Some in-person and online singing lesson teachers prefer the term vocal folds because there is nothing that resembles a “cord” in your vocal anatomy. Try holding your two palms facing you with a little space between. Cupped and relaxed, your hands can represent your vocal folds when singing a low sound. Extended and straightened can represent your vocal cords singing a high note. The space between your two hands can represent the glottis where air passes in and out and vibrates the folds.
The vocal cords are small muscles that (like all muscles) extend and contract. Vocal warm ups help prepare them for the musical work of singing scales, intervals, and sustaining sound for a long duration. It is a specialized job that requires specialized training.
Let’s make another metaphor, and not an athletic one this time. If you have practiced embroidery, knitting or crochet, you have memorized small hand motions that achieve the desired result. After a while, you no longer need to look at the needles or hook and can achieve the same result by feel. If I handed you a crochet hook or needle and thread and you’d never practiced those motions before, it would be difficult (impossible?) to achieve the same finished result as an expert.
Singing is much the same. You can get good at copying sounds or mimicking voices by singing along to your favorite artist, but what if I asked you to sing a song in a totally different style? Would you be lost? Warm-ups give you tools to work with so you can tackle any genre or style of music (even outside your comfort zone).
Scales, Arpeggios, and Patterns, Oh My
Singing warm ups usually involve either scales (stepping up and down), arpeggios (skipping notes on a scale), or scale patterns (some combination of scale notes). The major and minor scales have been the foundation for Western music for hundreds of years, and all modern popular music and choral music use these scales as a foundation. In Western music, nearly every warm up will be based on some combination of these eight-note scales. See the example below:
The reason why these scales, arpeggios and patterns are useful is that they build muscle memory. Singing scales and patterns builds your muscle memory so you are used to these steps and skips and you don’t have to think about them, you can do them by feel, almost automatically. You are preparing yourself for the micro motions that your vocal folds make when singing higher and lower pitches. Going back to our metaphor, when you no longer need to look at your knitting, you can do it by feel and muscle memory of the motion. The same applies to your singing. By repeating all those steps and skips, you have built muscle memory and now know how they “feel” in your voice (after all, you are using an instrument you cannot see!).
Why the Tongue-Twisters?
If you are studying with a good vocal coach or choir director, their methods to warm up your singing probably have purposes you may not even be aware of. If you are singing with a choir, vocal warm ups may be focused on unifying a vowel sound, singing with good diction (i.e. clear consonants), or achieving good balance and breath support. But the director may not be explicit about these goals.
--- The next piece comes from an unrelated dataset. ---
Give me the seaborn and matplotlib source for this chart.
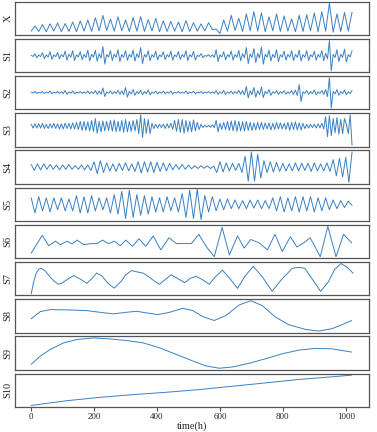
import numpy as np
import matplotlib
matplotlib.use('Agg')
import matplotlib.pyplot as plt
import seaborn as sns

# sampling times (h)
t_x = np.arange(0, 1024, 12)
t_fast = np.arange(0, 1024, 6)
t_s4 = np.arange(0, 1030, 10)
t_s5 = np.arange(0, 1024, 12)

# original series: daily troughs (t=0,24,...) and peaks (t=12,36,...)
x_troughs = [0.8, 0.7, 0.6, 0.8, 0.6, 0.7, 0.6, 0.8, 0.7, 0.9, 1.0, 0.8, 0.9, 0.7, 0.8,
             0.7, 0.9, 0.6, 0.7, 0.8, 0.6, 0.7, 0.8, 0.9, 1.3, 0.0, 0.8, 1.0, 0.7, 0.9,
             0.8, 0.6, 0.9, 0.7, 0.8, 0.6, 0.7, 0.9, 0.6, 0.8, 0.5, 0.7, 0.8]
x_peaks = [2.5, 3.0, 3.2, 3.5, 3.3, 3.8, 4.2, 4.5, 5.2, 6.0, 4.8, 5.5, 4.5, 5.3, 5.6,
           4.6, 5.0, 4.2, 4.0, 3.8, 4.3, 3.6, 3.2, 3.6, 1.5, 4.5, 6.0, 5.0, 6.5, 7.2,
           6.8, 5.5, 6.5, 5.8, 4.8, 6.0, 6.2, 6.8, 7.2, 10.0, 6.5, 7.0, 7.0]

s1 = [0.5, -0.6, 2.0, -1.8,  0.8, -0.7, 3.0, -2.6,  1.0, -1.2, 4.0, -3.5,  0.9, -0.8, 3.2, -2.8,
      1.2, -1.0, 4.5, -4.2,  1.5, -1.3, 5.0, -4.6,  1.0, -1.1, 4.2, -3.8,  1.4, -1.6, 5.5, -5.0,
      1.5, -1.2, 5.4, -5.2,  2.0, -2.2, 9.0, -8.0,  1.3, -1.2, 5.0, -4.5,  1.6, -1.5, 6.0, -5.6,
      1.2, -1.4, 5.0, -4.4,  1.5, -1.3, 5.6, -5.0,  2.0, -1.8, 8.0, -7.5,  1.3, -1.2, 5.0, -4.8,
      1.1, -1.3, 4.6, -4.0,  1.0, -0.9, 4.0, -3.7,  1.2, -1.1, 4.5, -4.2,  1.0, -1.0, 4.2, -3.6,
      1.3, -1.2, 5.0, -4.7,  1.1, -1.0, 4.4, -4.1,  0.5, -0.6, 2.2, -1.8,  0.3, -0.4, 1.2, -1.0,
      1.0, -1.5, 6.0, -5.5,  1.0, -1.1, 4.0, -3.8,  1.2, -1.0, 4.6, -4.3,  1.3, -1.4, 5.2, -4.8,
      2.0, -1.8, 8.0, -7.6,  1.8, -1.6, 7.0, -6.5,  2.2, -2.0, 8.5, -8.0,  1.4, -1.3, 5.5, -5.0,
      1.5, -1.6, 6.0, -5.6,  1.1, -1.2, 4.5, -4.2,  1.3, -1.2, 5.0, -4.6,  1.4, -1.5, 5.6, -5.1,
      1.2, -1.3, 5.0, -4.7,  1.1, -1.0, 4.5, -4.2,  1.3, -1.2, 5.0, -4.8,  2.5, -3.0, 15.0, -14.5,
      1.5, -1.6, 6.0, -5.5,  1.6, -1.5, 6.5, -6.0,  1.3, -1.2, 5.0]

s2 = [0.4, -0.5, 1.0, -0.9,  0.3, -0.4, 0.9, -1.0,  0.6, -0.7, 1.5, -1.3,  0.4, -0.5, 1.0, -0.9,
      0.8, -1.0, 2.0, -1.8,  0.6, -0.7, 1.5, -1.4,  0.4, -0.5, 1.1, -0.9,  0.6, -0.7, 1.5, -1.3,
      0.8, -0.9, 2.0, -1.8,  1.5, -1.8, 4.5, -4.0,  0.6, -0.7, 1.5, -1.4,  0.8, -0.9, 2.0, -1.8,
      1.8, -2.0, 5.0, -4.6,  1.2, -1.4, 3.0, -2.7,  1.0, -1.1, 2.5, -2.2,  1.0, -1.2, 2.4, -2.3,
      0.6, -0.7, 1.5, -1.4,  0.5, -0.6, 1.4, -1.3,  0.6, -0.7, 1.5, -1.4,  0.4, -0.5, 1.0, -0.9,
      0.6, -0.7, 1.6, -1.4,  0.6, -0.6, 1.4, -1.3,  0.4, -0.4, 1.0, -0.9,  0.3, -0.4, 0.9, -0.8,
      0.8, -0.9, 2.0, -1.8,  0.7, -0.9, 2.0, -1.9,  0.6, -0.7, 1.5, -1.4,  0.8, -0.9, 2.1, -1.8,
      2.0, -2.4, 6.0, -5.5,  1.8, -2.0, 5.0, -4.6,  2.0, -2.2, 5.5, -5.0,  1.2, -1.3, 3.0, -2.8,
      0.8, -0.9, 2.0, -1.8,  0.8, -0.8, 1.9, -1.8,  0.8, -0.9, 2.0, -1.9,  2.5, -3.0, 8.0, -9.0,
      0.8, -0.9, 2.0, -1.8,  1.0, -1.1, 2.5, -2.3,  0.8, -0.9, 2.0, -1.9,  3.0, -4.0, 15.0, -15.5,
      1.2, -1.4, 3.0, -2.8,  1.0, -1.1, 2.5, -2.3,  0.8, -0.9, 2.0]

s3 = [2, -2, 2.5, -2,  2.5, -2, 3, -2.5,  2, -2.5, 2.5, -2,  3, -2.5, 2.5, -3,
      2.5, -3, 3, -2.5,  3, -3, 3.5, -3,  4, -3.5, 5, -4.5,  5, -4.5, 4.5, -5,
      6, -5.5, 8, -7.5,  5, -6, 5.5, -5,  5, -4.5, 6, -5.5,  6.5, -6, 5, -5.5,
      6, -6.5, 7, -6,  5, -5.5, 6, -5,  7, -8, 12, -12,  8, -7.5, 7, -8,
      3, -2.5, 2, -2,  2, -1.5, 2, -2.5,  2.5, -2, 3, -3.5,  6, -5.5, 7, -6.5,
      7, -7.5, 6, -6,  5, -6, 6.5, -5,  4, -3.5, 2, -1.5,  1, -1, 1, -1.2,
      1.5, -1.5, 6, -6,  3, -3.5, 4, -3.5,  5, -4.5, 5.5, -5,  6, -5.5, 5, -5,
      4.5, -5, 5, -4.5,  4, -4.5, 3.5, -4,  4, -3.5, 4, -3.5,  3.5, -3, 3.5, -4,
      3, -3.5, 4, -3,  3.5, -3, 3, -3.5,  4, -4.5, 4, -3.5,  4.5, -4, 3.5, -4,
      3, -2.5, 2, -2,  2, -1.5, 2, -2,  2.5, -2, 3, -3,  10, -11, 11, -10,
      8, -7, 9, -8.5,  7, -8, 8, 2,  -8, 12, -20]

s4 = [2.5, -3, 3, -2.5, 3,
      -2, 2.5, -2, 2, -2.5, 2, -2, 2.5, -2, 1.5, -2, 2, -2.5, 2, -3,
      5, -6, 6, -5, 4,
      -3.5, 3, -4, 3.5, -3, 4, -3.5, 3, -4,
      5, -5.5, 5, -4.5, 5, -5, 4.5,
      -4, 4, -3.5, 3.5,
      -2.5, 2.5, -2, 2.5, -2, 2, -1.5,
      1.3, -1.2, 1.3, -1, 1.2, -1.3, 1,
      -5, 5, -4.5, 4,
      -3.5, 3.5, -3, 3.5, -5,
      10, -13, 14, -13, 12, -10,
      6, -5, 5, -4.5, 4.5, -4,
      3.5, -3.5, 3, -3.5, 4, -3.5, 3.5, -3, 3.5, -4, 4, -3.5, 3, -3.5, 4, -4,
      7, -8, 8, -9, 9, -14, 14]

s5 = [6, -8,
      7, -6, 6, -7, 6, -5, 6, -6, 5, -6,
      8, -8, 7, -8, 8,
      -6, 6, -5, 6,
      -8, 9, -9,
      12, -13, 13, -12,
      9, -10, 8, -9,
      7, -7, 6, -7, 7, -6, 6, -7,
      10, -12, 13, -13, 14, -14,
      8, -7, 7, -6,
      5, -5, 5, -4,
      4, -4, 3.5, -4, 4, -3.5, 4, -4, 3.5, -4,
      6, -6, 7, -7, 6, -6, 7, -7, 7, -6, 7, -7, 6, -6, 6, -5,
      4, -4, 3.5, -3, 3, -1]

t_s6 = [0, 35, 56, 77, 93, 114, 130, 146, 167, 188, 209, 227, 246, 265, 283, 301, 322, 343,
        364, 388, 412, 438, 462, 483, 509, 533, 556, 582, 607, 630, 656, 677, 698, 725, 751,
        775, 798, 824, 845, 866, 887, 919, 943, 969, 993, 1019]
s6 = [-10, 7.3, -2.7, 1.7, -1.7, 1.7, -1, 2.7, -1.7, -0.7, -0.7, 2.7, -0.7, 1.7, -2.7, 2.7,
      -3.3, 4, -3.3, 6.7, -6.7, 5, -0.7, -0.5, -0.7, 8.3, -3.3, -13.3, 15, -11.7, 6.7, -5,
      3.3, 0, -6.7, 8.3, -8.3, 6, -4, 0, 5, -13.3, 16, -13.3, 8.3, 0]

t_s7 = [0, 8, 16, 24, 32, 45, 60, 75, 87, 100, 115, 135, 155, 177, 192, 208, 225, 245, 264,
        285, 300, 319, 340, 356, 375, 392, 408, 425, 445, 465, 488, 505, 524, 545, 566, 585,
        608, 630, 656, 680, 706, 735, 766, 795, 830, 850, 870, 895, 920, 945, 965, 985, 1005, 1023]
s7 = [-14.7, -2, 7, 11, 12, 9, 3, -2, -4.7, -3, 0.5, 4.3, 1, -3.7, 1, 7, 4, -4, -8.7,
      -2, 5, 9.7, 8, 7, 3, -1.5, -4.7, 0, 5.3, 1.5, -3, 1.5, 3.7, 0, -4.7, 3,
      10, 2, -9, 4, 14, 3, -12, 0, 12, 13, 12, 0, -12, -2, 11, 17, 13, 7]

t_s8 = [0, 29, 61, 114, 177, 219, 261, 303, 335, 366, 403, 440, 482, 514, 545, 582, 619,
        661, 698, 735, 777, 819, 872, 914, 956, 988, 1019]
s8 = [13.7, 21, 23, 22.7, 22, 20.3, 18.7, 20.3, 21.3, 19.7, 18, 20.3, 24.3, 22, 16, 12, 17,
      27.7, 32, 27, 15.3, 7.7, 3, 1.3, 3.7, 7.7, 12]

t_s9 = [0, 29, 61, 103, 145, 198, 250, 303, 356, 408, 461, 514, 556, 598, 640, 693, 745,
        798, 851, 903, 956, 1019]
s9 = [6.7, 15, 21.7, 28.3, 31.7, 33.3, 32.3, 30.7, 28.3, 23.3, 16.7, 10, 5, 2.7, 4, 7.7,
      12.3, 17.3, 21, 22.7, 22.3, 19]

t_s10 = [0, 114, 219, 324, 429, 535, 640, 745, 851, 956, 1019]
s10 = [6, 10.7, 14, 16.7, 19, 21.7, 25, 28.3, 31.7, 34.3, 36]

x_series = np.column_stack([x_troughs, x_peaks]).ravel()

panels = [
    ('X', t_x, x_series),
    ('S1', t_fast, s1),
    ('S2', t_fast, s2),
    ('S3', t_fast, s3),
    ('S4', t_s4, s4),
    ('S5', t_s5, s5),
    ('S6', t_s6, s6),
    ('S7', t_s7, s7),
    ('S8', t_s8, s8),
    ('S9', t_s9, s9),
    ('S10', t_s10, s10),
]

sns.set_style('white')
plt.rcParams['font.family'] = ['Liberation Serif', 'DejaVu Serif']

fig, axes = plt.subplots(len(panels), 1, figsize=(3.77, 4.32), dpi=100, sharex=True)
fig.subplots_adjust(left=0.04, right=0.979, top=0.996, bottom=0.058, hspace=0.115)

for ax, (name, t, vals) in zip(axes, panels):
    sns.lineplot(x=np.asarray(t), y=np.asarray(vals, dtype=float), ax=ax,
                 color='#3a80c2', linewidth=0.7, solid_joinstyle='round')
    ax.set_ylabel(name, fontsize=7.5, labelpad=2)
    ax.set_yticks([])
    for sp in ax.spines.values():
        sp.set_color('#555555')
        sp.set_linewidth(0.9)
    ax.tick_params(axis='x', bottom=False, labelbottom=False)

axes[-1].set_xticks([0, 200, 400, 600, 800, 1000])
axes[-1].tick_params(axis='x', bottom=True, labelbottom=True, labelsize=6.5,
                     length=3, width=0.8, color='#555555', pad=1.5)
axes[-1].set_xlabel('time(h)', fontsize=7.5, labelpad=0)

fig.savefig('out.png', dpi=100)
Here are some examples of warm ups and why they may be used:
- Tongue-twisters: focus on consonant sounds and singing with clear diction
Scales and arpeggios: Build muscle memory for intervals.
- Hissing (air only): Getting used to singing “on the breath” with good air support.
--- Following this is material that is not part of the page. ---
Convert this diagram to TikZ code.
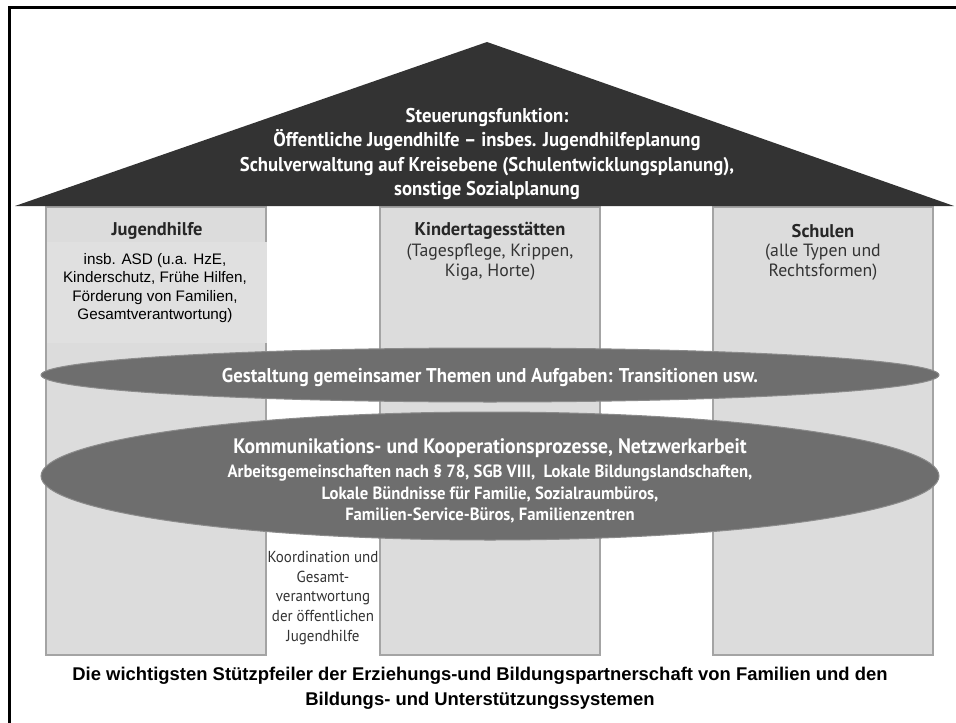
\documentclass[tikz,border=0pt]{standalone}
\usepackage{fontspec}
\setmainfont{PT Sans}
\newfontfamily\condfont[FakeStretch=0.94]{PT Sans}
\newfontfamily\arialfont{Liberation Sans}
\usetikzlibrary{shapes.geometric,positioning}
\definecolor{roofgray}{HTML}{333333}
\definecolor{pillarfill}{HTML}{DCDCDC}
\definecolor{boxfill}{HTML}{E0E0E0}
\definecolor{pillarline}{HTML}{A4A4A4}
\definecolor{ovalgray}{HTML}{6E6E6E}
\definecolor{subtext}{HTML}{333333}
\tikzstyle{pillar} = [rectangle, draw=pillarline, fill=pillarfill, line width=1.2bp,
minimum width=220bp, minimum height=448bp, inner sep=0pt]
\tikzstyle{oval} = [ellipse, draw=ovalgray!80!white, fill=ovalgray, line width=1bp, inner sep=0pt]
\tikzstyle{head} = [font=\bfseries\fontsize{18.5}{21}\selectfont, text=black!85, inner sep=0pt]
\tikzstyle{subhead} = [font=\fontsize{17.8}{20.5}\selectfont, text=subtext, align=center, inner sep=0pt]
\tikzstyle{whitetext} = [font=\condfont\bfseries\fontsize{20}{24.5}\selectfont, text=white, align=center, inner sep=0pt]
\tikzset{>=stealth}

\begin{document}
\begin{tikzpicture}[x=1bp, y=-1bp]
            \useasboundingbox (0,0) rectangle (956,723);
            % frame
            \draw[line width=3bp] (9,723) -- (9,8) -- (956,8);
            % pillars
            \node[pillar] (jh) at (156,431) {};
            \node[pillar] (kita) at (490,431) {};
            \node[pillar] (schule) at (823,431) {};
            \node[fill=boxfill, minimum width=219bp, minimum height=101bp, inner sep=0pt] (jhbox) at (157,292) {};
            % roof
            \fill[roofgray] (15,206) -- (487,42) -- (954,206) -- cycle;
            \node[whitetext] (steuer) at (487,154) {Steuerungsfunktion:\\
            Öffentliche Jugendhilfe – insbes. Jugendhilfeplanung\\
            Schulverwaltung auf Kreisebene (Schulentwicklungsplanung),\\
            sonstige Sozialplanung};
            % pillar labels
            \node[head] (jhhead) at (157,231) {Jugendhilfe};
            \node[font=\arialfont\fontsize{15.3}{18.5}\selectfont, align=center, inner sep=0pt] (jhtext) at (155,288)
            {insb. ASD (u.a. HzE,\\ Kinderschutz, Frühe Hilfen,\\ Förderung von Familien,\\ Gesamtverantwortung)};
            \node[head] (kitahead) at (490,231) {Kindertagesstätten};
            \node[subhead] (kitatext) at (490,262) {(Tagespflege, Krippen,\\ Kiga, Horte)};
            \node[head] (schulehead) at (823,231) {Schulen};
            \node[subhead] (schuletext) at (823,262) {(alle Typen und\\ Rechtsformen)};
            % ovals
            \node[oval, minimum width=898bp, minimum height=54bp] (themen) at (490,375) {};
            \node[whitetext] (themenlabel) at (490,377) {Gestaltung gemeinsamer Themen und Aufgaben: Transitionen usw.};
            \node[oval, minimum width=898bp, minimum height=128bp] (netz) at (490,476) {};
            \node[whitetext, font=\condfont\bfseries\fontsize{21}{24.5}\selectfont] (netzlabel) at (490,448) {Kommunikations- und Kooperationsprozesse, Netzwerkarbeit};
            \node[whitetext, font=\condfont\bfseries\fontsize{17.8}{21.5}\selectfont] (netztext) at (490,494)
            {Arbeitsgemeinschaften nach § 78, SGB VIII,\ \ Lokale Bildungslandschaften,\\
            Lokale Bündnisse für Familie, Sozialraumbüros,\\
            Familien-Service-Büros, Familienzentren};
            % gap text
            \node[font=\condfont\fontsize{16}{20}\selectfont, text=subtext, align=center, inner sep=0pt] (koord) at (323,598)
            {Koordination und\\ Gesamt-\\ verantwortung\\ der öffentlichen\\ Jugendhilfe};
            % caption
            \node[font=\arialfont\bfseries\fontsize{18.5}{25}\selectfont, align=center, inner sep=0pt] (caption) at (480,688)
            {Die wichtigsten Stützpfeiler der Erziehungs-und Bildungspartnerschaft von Familien und den\\
            Bildungs- und Unterstützungssystemen};
        \end{tikzpicture}
\end{document}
- Horse lips: require more air than singing without, get you using stronger air stream.
- Mi-me-ma-mo-mu: works on vowel unification (everyone singing the same type of vowel).
What Should My Vocal Exercises Include?
Here is a sample some of the best vocal warm ups for singers you can use to strengthen your vocal muscle memory, sing on the breath, and sing with good diction.
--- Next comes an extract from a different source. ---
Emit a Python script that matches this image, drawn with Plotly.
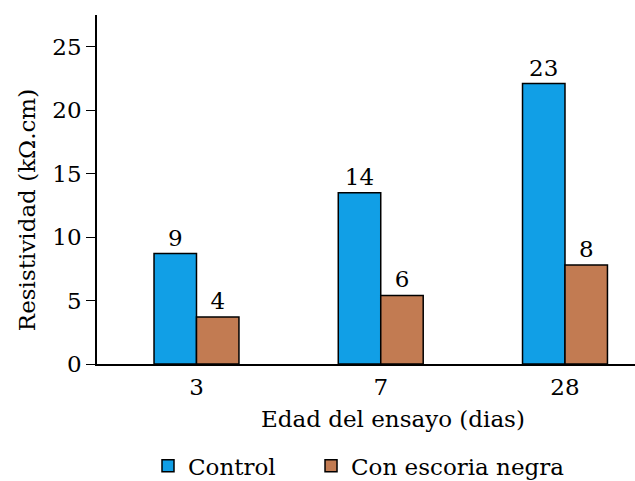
import plotly.graph_objects as go

categories = ["3", "7", "28"]
control = [8.7, 13.5, 22.1]
escoria = [3.7, 5.4, 7.8]
control_labels = ["9", "14", "23"]
escoria_labels = ["4", "6", "8"]
x_title = "Edad del ensayo (dias)"
y_title = "Resistividad (kΩ.cm)"

FONT = "DejaVu Serif"
FS = 23

fig = go.Figure()
fig.add_trace(go.Bar(
    x=categories, y=control, name="Control", legend="legend",
    text=control_labels, textposition="outside", cliponaxis=False,
    marker=dict(color="#119fe6", line=dict(color="black", width=1.5)),
    textfont=dict(family=FONT, size=FS, color="black"),
))
fig.add_trace(go.Bar(
    x=categories, y=escoria, name="Con escoria negra", legend="legend2",
    text=escoria_labels, textposition="outside", cliponaxis=False,
    marker=dict(color="#c27b52", line=dict(color="black", width=1.5)),
    textfont=dict(family=FONT, size=FS, color="black"),
))

fig.add_annotation(text=x_title, xref="paper", yref="paper", x=0.550, y=-0.1576,
                   xanchor="center", yanchor="middle", showarrow=False,
                   font=dict(family=FONT, size=FS, color="black"))
fig.add_annotation(text=y_title, xref="paper", yref="paper", x=-0.130, y=0.441,
                   xanchor="center", yanchor="middle", textangle=-90, showarrow=False,
                   font=dict(family=FONT, size=FS, color="black"))

legend_common = dict(orientation="h", xanchor="left", y=-0.292, yanchor="middle",
                     font=dict(family=FONT, size=FS), itemwidth=30,
                     bgcolor="rgba(0,0,0,0)")

fig.update_layout(
    width=635, height=481,
    margin=dict(l=97, r=0, t=15, b=117, autoexpand=False),
    paper_bgcolor="white", plot_bgcolor="white",
    barmode="group", bargap=0.539, bargroupgap=0,
    font=dict(family=FONT, size=FS, color="black"),
    showlegend=True,
    legend=dict(x=0.0948, **legend_common),
    legend2=dict(x=0.3978, **legend_common),
    xaxis=dict(
        type="category", range=[-0.54, 2.38],
        showline=True, linecolor="black", linewidth=1.5,
        ticks="outside", ticklen=2, tickcolor="rgba(0,0,0,0)",
        showgrid=False, zeroline=False, automargin=False,
        tickfont=dict(family=FONT, size=FS),
    ),
    yaxis=dict(
        range=[0, 27.5], tickvals=[0, 5, 10, 15, 20, 25],
        showline=True, linecolor="black", linewidth=1.5,
        ticks="outside", ticklen=9, tickcolor="black", tickwidth=1,
        showgrid=False, zeroline=False, automargin=False,
        tickfont=dict(family=FONT, size=FS),
    ),
)

fig.write_html("out.html", config={"displayModeBar": False},
               post_script="document.body.style.margin='0';")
- Vocal warm up #1: breathe in deeply for a count of four. Use the syllable “sh” or “ch” (air only), challenge yourself to sustain that hissing sound (air only, no vocal cords) for a count of 4. Then try to add 2 counts each time to the exhale. Breathe in for 4, breathe out on hiss for 6. Breathe in for 4, breathe out on a hiss for 8. See if you can make it to 12!
- Vocal warm up #2: Hum! Using an “mm” or an “ng” sound (think the end of the word swimming) hum by sliding up or down a scale. This doesn’t need to be regulated, it can be kind of free-form. Humming is a great, gentle way to start to warm up your voice.
- Scales and arpeggios: Search for a voice teacher leading you through scales and arpeggios if you are not familiar with them. Or, you can sit at a piano and give yourself a starting pitch for each vocal exercise (there are lots of digital app pianos out there). Scales can be sung using numbers (1-8), solfege (do-re-mi), or a gentle syllable like lay, loo, or nah.
- Consonants: Singing requires better diction (enunciating, saying consonants clearly) than talking across the dinner table. That is where the tongue twisters come in. Challenge yourself to sing these silly vocal warm up exercises the way an actor on stage would say them!